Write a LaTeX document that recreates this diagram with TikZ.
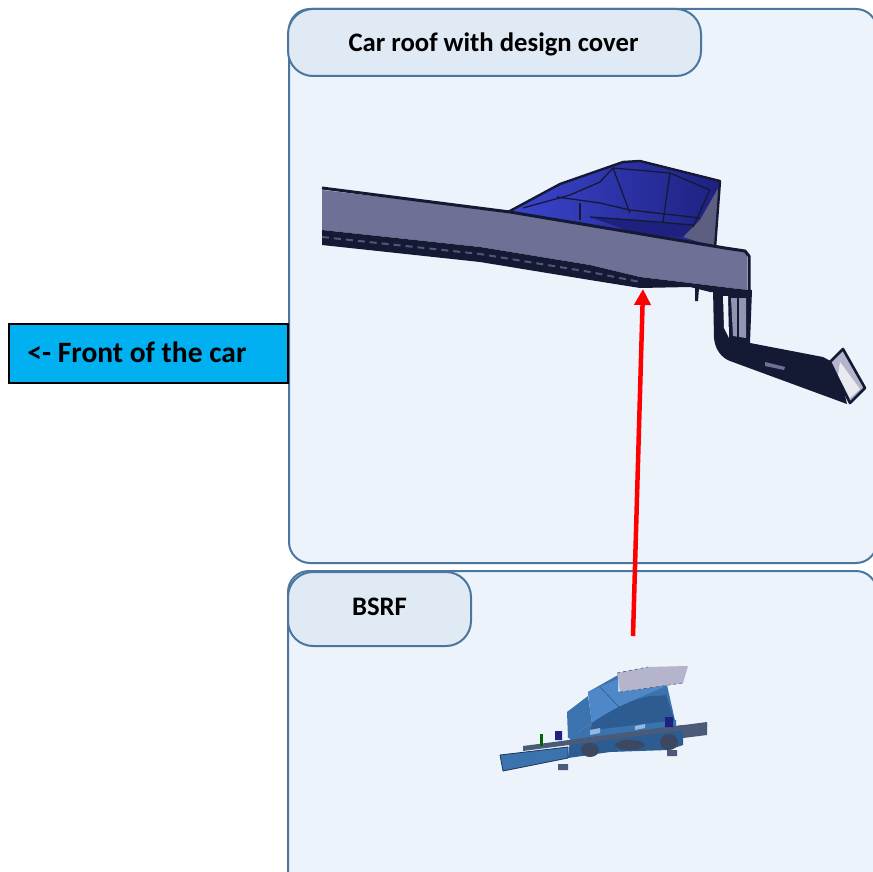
\documentclass[tikz,border=0pt]{standalone}
\usepackage{fontspec}
\setmainfont{Carlito}
\usetikzlibrary{arrows.meta}
\definecolor{panelfill}{HTML}{EDF3FA}
\definecolor{panelline}{HTML}{4A76A0}
\definecolor{tabfill}{HTML}{DFEAF4}
\definecolor{frontblue}{HTML}{00B0F0}
\definecolor{beamgrey}{HTML}{6E7096}
\definecolor{beamdark}{HTML}{141A33}
\definecolor{spoilerlt}{HTML}{3C46D0}
\definecolor{spoiler}{HTML}{2F35A8}
\definecolor{spoilerdk}{HTML}{1E2180}
\definecolor{partblue}{HTML}{3B73AE}
\definecolor{partlight}{HTML}{4E88C8}
\definecolor{partdark}{HTML}{2C5C92}
\definecolor{partcover}{HTML}{B4B4CC}
\definecolor{railgrey}{HTML}{4A5A78}
\tikzset{
  panel/.style={draw=panelline,fill=panelfill,line width=2pt,rounded corners=21pt},
  tabbox/.style={draw=panelline,fill=tabfill,line width=2pt,rounded corners=25pt},
  tablabel/.style={font=\bfseries\fontsize{26.7}{30}\selectfont,text=black,inner sep=0pt,anchor=center},
  frontlabelstyle/.style={font=\bfseries\fontsize{29.5}{33}\selectfont,text=black,inner sep=0pt,anchor=center},
  linedark/.style={draw=beamdark,line width=1.3pt,line join=round},
  redarrow/.style={draw=red,line width=4.5pt,-{Triangle[length=16pt,width=16pt]}}
}
\begin{document}
\begin{tikzpicture}[x=1pt,y=-1pt]
\useasboundingbox (0,0) rectangle (873,872);
\fill[white] (0,0) rectangle (873,872);
% panels
\begin{scope}
\clip (0,0) rectangle (873,872);
\draw[panel] (289,9) rectangle (877,563);
\draw[panel] (288,571) rectangle (877,892);
\end{scope}
\draw[tabbox] (288,9) rectangle (701,76);
\node[tablabel] (toplabel) at (493.5,44) {Car roof with design cover};
\draw[tabbox] (288,572) rectangle (471,646);
\node[tablabel] (bsrflabel) at (379.5,607) {BSRF};
% front box
\node[draw=black,fill=frontblue,line width=2pt,inner sep=0pt] (frontbox) at (148,353) {\rule{0pt}{59pt}\rule{279pt}{0pt}};
\node[frontlabelstyle] (frontlabel) at (137,352) {<- Front of the car};
% spoiler
\shade[left color=spoilerlt,right color=spoilerdk] (508,212) -- (560,184) -- (623,162) -- (640,161) -- (720,181) -- (712,245) -- (640,235) -- cycle;
\fill[beamgrey!85!black] (720,185) -- (715,247) -- (683,237) -- (700,220) -- cycle;
\fill[spoilerdk] (590,217) -- (633,220) -- (693,225) -- (683,237) -- (640,235) -- cycle;
\draw[linedark,line width=2.4pt] (508,212) -- (560,184) -- (623,162) -- (640,161) -- (720,181) -- (715,248);
\draw[linedark] (613,168) -- (630,213);
\draw[linedark] (670,173) -- (663,222);
\draw[linedark] (710,190) -- (693,227);
\draw[linedark] (613,168) -- (670,173) -- (710,190);
\draw[linedark] (523,208) -- (570,195) -- (600,182) -- (613,168);
\draw[linedark] (557,197) -- (600,203) -- (630,210) -- (700,218);
\draw[linedark] (590,217) -- (633,220) -- (693,225);
\draw[linedark] (580,203) -- (580,220);
% bracket
\fill[beamdark] (713,288) -- (714,338) .. controls (715,350) and (722,358) .. (730,361) -- (847,404) -- (838,365) -- (823,357) -- (750,343) -- (752,290) -- cycle;
\fill[panelfill] (723,296) -- (728,296) -- (729,338) -- (724,328) -- cycle;
\fill[beamgrey!75!white] (731,298) -- (746,298) -- (746,338) -- (733,336) -- cycle;
\draw[beamdark,line width=1.5pt] (738,296) -- (738,340);
\fill[beamgrey] (765,362) -- (785,367) -- (784,370) -- (765,366) -- cycle;
\fill[partcover,draw=beamdark,line width=2.6pt,line join=round] (843,349) -- (865,388) -- (850,403) -- (830,362) -- cycle;
\fill[white!70!partcover] (840,362) -- (860,389) -- (850,398) -- (838,375) -- cycle;
\fill[beamdark] (695,288) -- (699,288) -- (698,301) -- (695,301) -- cycle;
% beam
\fill[beamgrey] (322,190) -- (510,212) -- (747,252) -- (747,290) -- (690,283) -- (640,277) -- (590,265) -- (480,247) -- (322,230) -- cycle;
\fill[beamdark] (322,230) -- (480,247) -- (590,265) -- (640,277) -- (690,283) -- (747,290) -- (747,293) -- (710,292) -- (690,287) -- (640,288) -- (590,280) -- (480,262) -- (322,245) -- cycle;
\draw[beamgrey!70!beamdark,line width=2pt,dash pattern=on 7pt off 5pt] (322,237) -- (480,254) -- (590,272) -- (640,282);
\draw[beamdark,line width=3pt,line join=round] (322,188) -- (510,212) -- (725,248) -- (745,251) -- (749,256) -- (749,292);
% small part
\fill[partblue] (567,712) -- (588,696) -- (592,723) -- (568,738) -- cycle;
\fill[partblue] (588,692) -- (618,675) -- (618,692) -- (667,685) -- (676,725) -- (590,745) -- (568,738) -- (592,723) -- cycle;
\fill[partlight] (588,692) -- (618,679) -- (618,692) -- (667,685) .. controls (650,695) and (625,700) .. (592,723) -- cycle;
\fill[partdark] (592,723) .. controls (625,700) and (650,695) .. (656,696) -- (666,695) -- (676,725) -- (590,735) -- cycle;
\draw[partdark,line width=.6pt] (600,687) -- (621,709);
\fill[partcover] (617,673) -- (648,667) -- (688,666) -- (683,683) -- (620,692) -- cycle;
\draw[railgrey,line width=.6pt,dashed] (617,673) -- (648,667) (620,692) -- (683,683);
\fill[partblue] (570,733) -- (676,720) -- (676,728) -- (570,742) -- cycle;
\fill[partlight!60!white] (590,730) -- (600,728) -- (600,733) -- (590,735) -- cycle;
\fill[partlight!60!white] (635,726) -- (645,724) -- (645,728) -- (635,730) -- cycle;
\fill[partdark] (570,740) -- (683,725) -- (683,745) -- (668,750) -- (610,752) -- (568,758) -- cycle;
\fill[partblue,draw=partdark!60!black,line width=.8pt] (500,755) -- (568,747) -- (568,758) -- (503,771) -- cycle;
\fill[railgrey] (523,746) -- (707,722) -- (707,727) -- (523,751) -- cycle;
\fill[railgrey] (683,727) -- (707,724) -- (707,735) -- (683,738) -- cycle;
\fill[railgrey!80!black] (590,750) ellipse (9pt and 7pt) (630,745) ellipse (15pt and 5pt) (669,742) ellipse (9pt and 8pt);
\fill[spoilerdk] (555,731) rectangle (562,740) (665,717) rectangle (673,727);
\fill[green!40!black] (540,734) rectangle (543,746);
\fill[railgrey] (558,764) rectangle (568,770) (667,750) rectangle (677,756);
% arrow
\coordinate (arrowstart) at (633,636);
\coordinate (arrowend) at (643,289);
\draw[redarrow] (arrowstart) -- (arrowend);
\end{tikzpicture}
\end{document}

■ ■ ■ ■

**Task prompt:**
Working from the lines above, reproduce the material exactly and exclude its pictures.

**Written answer:**
Write a LaTeX document that recreates this diagram with TikZ.
\documentclass[tikz,border=0pt]{standalone}
\usepackage{fontspec}
\setmainfont{Carlito}
\usetikzlibrary{arrows.meta}
\definecolor{panelfill}{HTML}{EDF3FA}
\definecolor{panelline}{HTML}{4A76A0}
\definecolor{tabfill}{HTML}{DFEAF4}
\definecolor{frontblue}{HTML}{00B0F0}
\definecolor{beamgrey}{HTML}{6E7096}
\definecolor{beamdark}{HTML}{141A33}
\definecolor{spoilerlt}{HTML}{3C46D0}
\definecolor{spoiler}{HTML}{2F35A8}
\definecolor{spoilerdk}{HTML}{1E2180}
\definecolor{partblue}{HTML}{3B73AE}
\definecolor{partlight}{HTML}{4E88C8}
\definecolor{partdark}{HTML}{2C5C92}
\definecolor{partcover}{HTML}{B4B4CC}
\definecolor{railgrey}{HTML}{4A5A78}
\tikzset{
  panel/.style={draw=panelline,fill=panelfill,line width=2pt,rounded corners=21pt},
  tabbox/.style={draw=panelline,fill=tabfill,line width=2pt,rounded corners=25pt},
  tablabel/.style={font=\bfseries\fontsize{26.7}{30}\selectfont,text=black,inner sep=0pt,anchor=center},
  frontlabelstyle/.style={font=\bfseries\fontsize{29.5}{33}\selectfont,text=black,inner sep=0pt,anchor=center},
  linedark/.style={draw=beamdark,line width=1.3pt,line join=round},
  redarrow/.style={draw=red,line width=4.5pt,-{Triangle[length=16pt,width=16pt]}}
}
\begin{document}
\begin{tikzpicture}[x=1pt,y=-1pt]
\useasboundingbox (0,0) rectangle (873,872);
\fill[white] (0,0) rectangle (873,872);
% panels
\begin{scope}
\clip (0,0) rectangle (873,872);
\draw[panel] (289,9) rectangle (877,563);
\draw[panel] (288,571) rectangle (877,892);
\end{scope}
\draw[tabbox] (288,9) rectangle (701,76);
\node[tablabel] (toplabel) at (493.5,44) {Car roof with design cover};
\draw[tabbox] (288,572) rectangle (471,646);
\node[tablabel] (bsrflabel) at (379.5,607) {BSRF};
% front box
\node[draw=black,fill=frontblue,line width=2pt,inner sep=0pt] (frontbox) at (148,353) {\rule{0pt}{59pt}\rule{279pt}{0pt}};
\node[frontlabelstyle] (frontlabel) at (137,352) {<- Front of the car};
% spoiler
\shade[left color=spoilerlt,right color=spoilerdk] (508,212) -- (560,184) -- (623,162) -- (640,161) -- (720,181) -- (712,245) -- (640,235) -- cycle;
\fill[beamgrey!85!black] (720,185) -- (715,247) -- (683,237) -- (700,220) -- cycle;
\fill[spoilerdk] (590,217) -- (633,220) -- (693,225) -- (683,237) -- (640,235) -- cycle;
\draw[linedark,line width=2.4pt] (508,212) -- (560,184) -- (623,162) -- (640,161) -- (720,181) -- (715,248);
\draw[linedark] (613,168) -- (630,213);
\draw[linedark] (670,173) -- (663,222);
\draw[linedark] (710,190) -- (693,227);
\draw[linedark] (613,168) -- (670,173) -- (710,190);
\draw[linedark] (523,208) -- (570,195) -- (600,182) -- (613,168);
\draw[linedark] (557,197) -- (600,203) -- (630,210) -- (700,218);
\draw[linedark] (590,217) -- (633,220) -- (693,225);
\draw[linedark] (580,203) -- (580,220);
% bracket
\fill[beamdark] (713,288) -- (714,338) .. controls (715,350) and (722,358) .. (730,361) -- (847,404) -- (838,365) -- (823,357) -- (750,343) -- (752,290) -- cycle;
\fill[panelfill] (723,296) -- (728,296) -- (729,338) -- (724,328) -- cycle;
\fill[beamgrey!75!white] (731,298) -- (746,298) -- (746,338) -- (733,336) -- cycle;
\draw[beamdark,line width=1.5pt] (738,296) -- (738,340);
\fill[beamgrey] (765,362) -- (785,367) -- (784,370) -- (765,366) -- cycle;
\fill[partcover,draw=beamdark,line width=2.6pt,line join=round] (843,349) -- (865,388) -- (850,403) -- (830,362) -- cycle;
\fill[white!70!partcover] (840,362) -- (860,389) -- (850,398) -- (838,375) -- cycle;
\fill[beamdark] (695,288) -- (699,288) -- (698,301) -- (695,301) -- cycle;
% beam
\fill[beamgrey] (322,190) -- (510,212) -- (747,252) -- (747,290) -- (690,283) -- (640,277) -- (590,265) -- (480,247) -- (322,230) -- cycle;
\fill[beamdark] (322,230) -- (480,247) -- (590,265) -- (640,277) -- (690,283) -- (747,290) -- (747,293) -- (710,292) -- (690,287) -- (640,288) -- (590,280) -- (480,262) -- (322,245) -- cycle;
\draw[beamgrey!70!beamdark,line width=2pt,dash pattern=on 7pt off 5pt] (322,237) -- (480,254) -- (590,272) -- (640,282);
\draw[beamdark,line width=3pt,line join=round] (322,188) -- (510,212) -- (725,248) -- (745,251) -- (749,256) -- (749,292);
% small part
\fill[partblue] (567,712) -- (588,696) -- (592,723) -- (568,738) -- cycle;
\fill[partblue] (588,692) -- (618,675) -- (618,692) -- (667,685) -- (676,725) -- (590,745) -- (568,738) -- (592,723) -- cycle;
\fill[partlight] (588,692) -- (618,679) -- (618,692) -- (667,685) .. controls (650,695) and (625,700) .. (592,723) -- cycle;
\fill[partdark] (592,723) .. controls (625,700) and (650,695) .. (656,696) -- (666,695) -- (676,725) -- (590,735) -- cycle;
\draw[partdark,line width=.6pt] (600,687) -- (621,709);
\fill[partcover] (617,673) -- (648,667) -- (688,666) -- (683,683) -- (620,692) -- cycle;
\draw[railgrey,line width=.6pt,dashed] (617,673) -- (648,667) (620,692) -- (683,683);
\fill[partblue] (570,733) -- (676,720) -- (676,728) -- (570,742) -- cycle;
\fill[partlight!60!white] (590,730) -- (600,728) -- (600,733) -- (590,735) -- cycle;
\fill[partlight!60!white] (635,726) -- (645,724) -- (645,728) -- (635,730) -- cycle;
\fill[partdark] (570,740) -- (683,725) -- (683,745) -- (668,750) -- (610,752) -- (568,758) -- cycle;
\fill[partblue,draw=partdark!60!black,line width=.8pt] (500,755) -- (568,747) -- (568,758) -- (503,771) -- cycle;
\fill[railgrey] (523,746) -- (707,722) -- (707,727) -- (523,751) -- cycle;
\fill[railgrey] (683,727) -- (707,724) -- (707,735) -- (683,738) -- cycle;
\fill[railgrey!80!black] (590,750) ellipse (9pt and 7pt) (630,745) ellipse (15pt and 5pt) (669,742) ellipse (9pt and 8pt);
\fill[spoilerdk] (555,731) rectangle (562,740) (665,717) rectangle (673,727);
\fill[green!40!black] (540,734) rectangle (543,746);
\fill[railgrey] (558,764) rectangle (568,770) (667,750) rectangle (677,756);
% arrow
\coordinate (arrowstart) at (633,636);
\coordinate (arrowend) at (643,289);
\draw[redarrow] (arrowstart) -- (arrowend);
\end{tikzpicture}
\end{document}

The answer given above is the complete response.